Oregon State University (US) team reveals the biological mechanism by which zinc deficiency can develop with age, leading to a decline of the immune system and increased inflammation associated with many health problems, including cancer, heart disease, autoimmune disease and diabetes.

Previously, a number of studies have established that zinc is essential to protect against oxidative stress and help repair DNA damage.

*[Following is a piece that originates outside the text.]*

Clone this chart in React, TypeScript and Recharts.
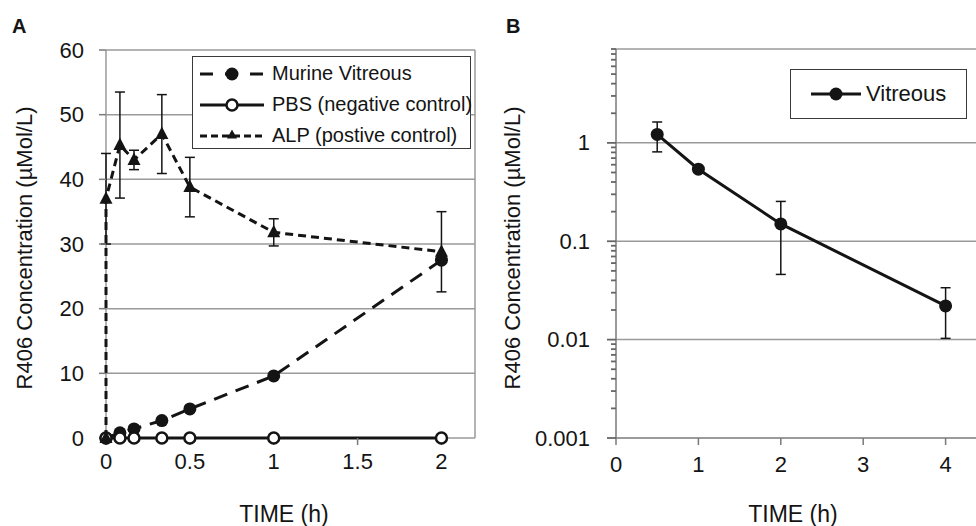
import React from 'react';
import {
  LineChart,
  Line,
  XAxis,
  YAxis,
  CartesianGrid,
  ReferenceLine,
  ErrorBar,
  Legend,
  Label,
} from 'recharts';

// Panel A: sampling times (h) and concentrations (µMol/L)
const timesA = [0, 0.083, 0.167, 0.333, 0.5, 1, 2];
const murineValues = [0, 0.8, 1.4, 2.7, 4.5, 9.6, 27.5];
const pbsValues = [0, 0, 0, 0, 0, 0, 0];
const alpTimes = [0, 0, 0.083, 0.167, 0.333, 0.5, 1, 2];
const alpValues = [0, 37, 45.3, 43, 47, 38.8, 31.8, 28.8];
const alpErrors = [0, 7, 8.2, 1.5, 6.1, 4.6, 2.1, 6.2];
const ticksAX = [0, 0.5, 1, 1.5, 2];
const ticksAY = [0, 10, 20, 30, 40, 50, 60];

// Panel B: vitreous concentration, log scale
const timesB = [0.5, 1, 2, 4];
const vitreousValues = [1.22, 0.54, 0.15, 0.022];
const vitreousErrors = [0.41, 0, 0.104, 0.0117];
const ticksBX = [0, 1, 2, 3, 4];
const majorTicksB = [0.001, 0.01, 0.1, 1];
const gridB = [0.01, 0.1, 1];

const X_MAX_A = 2.2;
const X_MAX_B = 5;
const Y_MAX_B = 9;

const minorTicksB = majorTicksB.flatMap((d) =>
  [2, 3, 4, 5, 6, 7, 8, 9].map((k) => Number((d * k).toPrecision(3)))
);
const allTicksB = [...majorTicksB, ...minorTicksB].sort((a, b) => a - b);

const murineData = timesA.map((t, i) => ({ t, y: murineValues[i] }));
const pbsData = timesA.map((t, i) => ({ t, y: pbsValues[i] }));
const alpData = alpTimes.map((t, i) => ({ t, y: alpValues[i], err: alpErrors[i] }));
const vitreousData = timesB.map((t, i) => ({ t, y: vitreousValues[i], err: vitreousErrors[i] }));

const FONT = "'Liberation Sans', Arial, sans-serif";
const INK = '#141414';
const GRID = '#9a9a9a';
const AXIS = '#7a7a7a';

// left and right border of the plot area, drawn as grid lines (behind the series)
const borderLines = ({ offset }: any) => [offset.left, offset.left + offset.width];

const Triangle = (props: any) => {
  const { cx, cy, index } = props;
  if (cx == null || cy == null) return null;
  return (
    <path
      key={`tri-${index}`}
      d={`M${cx},${cy - 7.5} L${cx + 6.5},${cy + 5} L${cx - 6.5},${cy + 5} Z`}
      fill={INK}
    />
  );
};

// major ticks carry a label, minor ticks are just a short mark
const LogTick = (props: any) => {
  const { x, y, payload } = props;
  const v = payload.value;
  const major = majorTicksB.includes(v);
  const len = major ? 9 : 5;
  return (
    <g>
      <path d={`M${x - len},${y}H${x}`} stroke="#666" strokeWidth={1.8} fill="none" />
      {major && (
        <text x={x - 26} y={y} textAnchor="end" dominantBaseline="central" fontSize={22} fill={INK}>
          {String(v)}
        </text>
      )}
    </g>
  );
};

const LegendIcon = ({ kind }: { kind: string }) => (
  <svg width={64} height={20} style={{ display: 'block', flex: 'none' }}>
    {kind === 'murine' && (
      <>
        <line x1={0} x2={64} y1={10} y2={10} stroke={INK} strokeWidth={3} strokeDasharray="13 12" />
        <circle cx={32} cy={10} r={6.5} fill={INK} />
      </>
    )}
    {kind === 'pbs' && (
      <>
        <line x1={0} x2={64} y1={10} y2={10} stroke={INK} strokeWidth={3} />
        <circle cx={32} cy={10} r={5.5} fill="#fff" stroke={INK} strokeWidth={2.5} />
      </>
    )}
    {kind === 'alp' && (
      <>
        <line x1={0} x2={64} y1={10} y2={10} stroke={INK} strokeWidth={3} strokeDasharray="7 4" />
        <path d="M32,3.5 L37,12.5 L27,12.5 Z" fill={INK} />
      </>
    )}
  </svg>
);

const legendItemsA = [
  { kind: 'murine', label: 'Murine Vitreous' },
  { kind: 'pbs', label: 'PBS (negative control)' },
  { kind: 'alp', label: 'ALP (postive control)' },
];

const LegendA = () => (
  <div
    style={{
      border: '1.5px solid #3a3a3a',
      background: '#fff',
      width: 279,
      height: 93,
      boxSizing: 'border-box',
      paddingTop: 1,
    }}
  >
    {legendItemsA.map((it) => (
      <div key={it.kind} style={{ display: 'flex', alignItems: 'center', height: 31, paddingLeft: 7 }}>
        <LegendIcon kind={it.kind} />
        <span style={{ marginLeft: 8, fontSize: 20, color: INK, whiteSpace: 'nowrap' }}>{it.label}</span>
      </div>
    ))}
  </div>
);

const LegendB = () => (
  <div
    style={{
      border: '1.5px solid #3a3a3a',
      background: '#fff',
      width: 177,
      height: 50,
      boxSizing: 'border-box',
      display: 'flex',
      alignItems: 'center',
      paddingLeft: 20,
    }}
  >
    <svg width={50} height={20} style={{ display: 'block', flex: 'none' }}>
      <line x1={0} x2={50} y1={10} y2={10} stroke={INK} strokeWidth={3} />
      <circle cx={25} cy={10} r={6.5} fill={INK} />
    </svg>
    <span style={{ marginLeft: 5, fontSize: 22, color: INK }}>Vitreous</span>
  </div>
);

const PanelA = () => (
  <LineChart width={490} height={526} margin={{ top: 50, right: 15, bottom: 48, left: 0 }}>
    <CartesianGrid stroke={GRID} strokeWidth={1.5} verticalCoordinatesGenerator={borderLines} />
    <XAxis
      dataKey="t"
      type="number"
      domain={[0, X_MAX_A]}
      ticks={ticksAX}
      height={40}
      tickSize={7}
      tickMargin={8}
      axisLine={false}
      tickLine={{ stroke: AXIS, strokeWidth: 1.5 }}
      tick={{ fontSize: 22, fill: INK }}
    >
      <Label
        content={() => (
          <text x={284} y={514} textAnchor="middle" dominantBaseline="central" fontSize={23} fill={INK}>
            TIME (h)
          </text>
        )}
      />
    </XAxis>
    <YAxis
      type="number"
      domain={[0, 60]}
      ticks={ticksAY}
      width={106}
      tickSize={7}
      tickMargin={15}
      axisLine={false}
      tickLine={{ stroke: AXIS, strokeWidth: 1.5 }}
      tick={{ fontSize: 22, fill: INK }}
    >
      <Label
        content={() => (
          <text
            x={24}
            y={248}
            transform="rotate(-90 24 248)"
            textAnchor="middle"
            dominantBaseline="central"
            fontSize={22}
            fill={INK}
          >
            R406 Concentration (µMol/L)
          </text>
        )}
      />
    </YAxis>
    <Line
      data={murineData}
      dataKey="y"
      name="Murine Vitreous"
      stroke={INK}
      strokeWidth={3}
      strokeDasharray="14 9"
      dot={{ r: 6.5, fill: INK, stroke: INK, strokeWidth: 0, strokeDasharray: '0' }}
      activeDot={false}
      isAnimationActive={false}
    />
    <Line
      data={pbsData}
      dataKey="y"
      name="PBS (negative control)"
      stroke={INK}
      strokeWidth={3}
      dot={{ r: 5.5, fill: '#fff', stroke: INK, strokeWidth: 2.5 }}
      activeDot={false}
      isAnimationActive={false}
    />
    <Line
      data={alpData}
      dataKey="y"
      name="ALP (postive control)"
      stroke={INK}
      strokeWidth={3}
      strokeDasharray="8 5"
      dot={Triangle}
      activeDot={false}
      isAnimationActive={false}
    >
      <ErrorBar dataKey="err" direction="y" width={5} stroke={INK} strokeWidth={1.5} />
    </Line>
    <Legend
      layout="vertical"
      align="center"
      verticalAlign="middle"
      wrapperStyle={{ position: 'absolute', left: 192, top: 56, width: 'auto', height: 'auto' }}
      content={() => <LegendA />}
    />
  </LineChart>
);

const PanelB = () => (
  <LineChart width={560} height={526} margin={{ top: 49, right: 12, bottom: 48, left: 0 }}>
    <XAxis
      dataKey="t"
      type="number"
      domain={[0, X_MAX_B]}
      ticks={ticksBX}
      height={40}
      tickSize={7}
      tickMargin={11}
      axisLine={{ stroke: AXIS, strokeWidth: 1.5 }}
      tickLine={{ stroke: AXIS, strokeWidth: 1.5 }}
      tick={{ fontSize: 22, fill: INK }}
    >
      <Label
        content={() => (
          <text x={313} y={514} textAnchor="middle" dominantBaseline="central" fontSize={23} fill={INK}>
            TIME (h)
          </text>
        )}
      />
    </XAxis>
    <YAxis
      type="number"
      scale="log"
      domain={[0.001, Y_MAX_B]}
      ticks={allTicksB}
      interval={0}
      width={136}
      tickSize={0}
      tickMargin={0}
      tickLine={false}
      axisLine={{ stroke: AXIS, strokeWidth: 1.5 }}
      tick={LogTick}
      allowDataOverflow
    >
      <Label
        content={() => (
          <text
            x={32}
            y={248}
            transform="rotate(-90 32 248)"
            textAnchor="middle"
            dominantBaseline="central"
            fontSize={22}
            fill={INK}
          >
            R406 Concentration (µMol/L)
          </text>
        )}
      />
    </YAxis>
    {gridB.map((g) => (
      <ReferenceLine key={g} y={g} stroke={GRID} strokeWidth={1.5} />
    ))}
    <ReferenceLine y={Y_MAX_B} stroke={GRID} strokeWidth={1.5} />
    <Line
      data={vitreousData}
      dataKey="y"
      name="Vitreous"
      stroke={INK}
      strokeWidth={3}
      dot={{ r: 6.5, fill: INK, stroke: INK, strokeWidth: 0 }}
      activeDot={false}
      isAnimationActive={false}
    >
      <ErrorBar dataKey="err" direction="y" width={5} stroke={INK} strokeWidth={1.5} />
    </Line>
    <Legend
      layout="vertical"
      align="center"
      verticalAlign="middle"
      wrapperStyle={{ position: 'absolute', left: 310, top: 69, width: 'auto', height: 'auto' }}
      content={() => <LegendB />}
    />
  </LineChart>
);

export default function App() {
  return (
    <div
      style={{
        position: 'absolute',
        left: 0,
        top: 0,
        width: 976,
        height: 526,
        overflow: 'hidden',
        background: '#fff',
        fontFamily: FONT,
      }}
    >
      <div style={{ position: 'absolute', left: 12, top: 15, fontSize: 20, fontWeight: 'bold', color: INK }}>A</div>
      <div style={{ position: 'absolute', left: 506, top: 15, fontSize: 20, fontWeight: 'bold', color: INK }}>B</div>
      <div style={{ position: 'absolute', left: 0, top: 0 }}>
        <PanelA />
      </div>
      <div style={{ position: 'absolute', left: 480, top: 0 }}>
        <PanelB />
      </div>
    </div>
  );
}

In zinc deficiency, the risk of which has been shown to increase with age, the body’s ability to repair genetic damage may be decreasing even as the amount of damage rises.  Emily Ho, from Oregon State University (Oregon, USA), and colleagues studied a lab animal model for the cellular zinc transport mechanisms.  Finding that zinc transporters were significantly dysregulated in old mice, the team observed that aged animals showed signs of zinc deficiency and displayed an enhanced inflammatory response even though their diet supposedly contained adequate amounts of zinc.    However, when researchers gave about 10 times the dietary requirement for zinc, the biomarkers of inflammation were restored to those of young animals.  Reporting that: “restoring zinc status via dietary supplementation reduced aged-associated inflammation,” the study authors submit that: “Our data suggested that age-related epigenetic dysregulation in zinc transporter expression may influence cellular zinc levels and contribute to increased susceptibility to inflammation with age.”

Wong CP, Magnusson KR, Ho E.  “Increased inflammatory response in aged mice is associated with age-related zinc deficiency and zinc transporter dysregulation.”  J Nutr Biochem. 2012 Sep 13.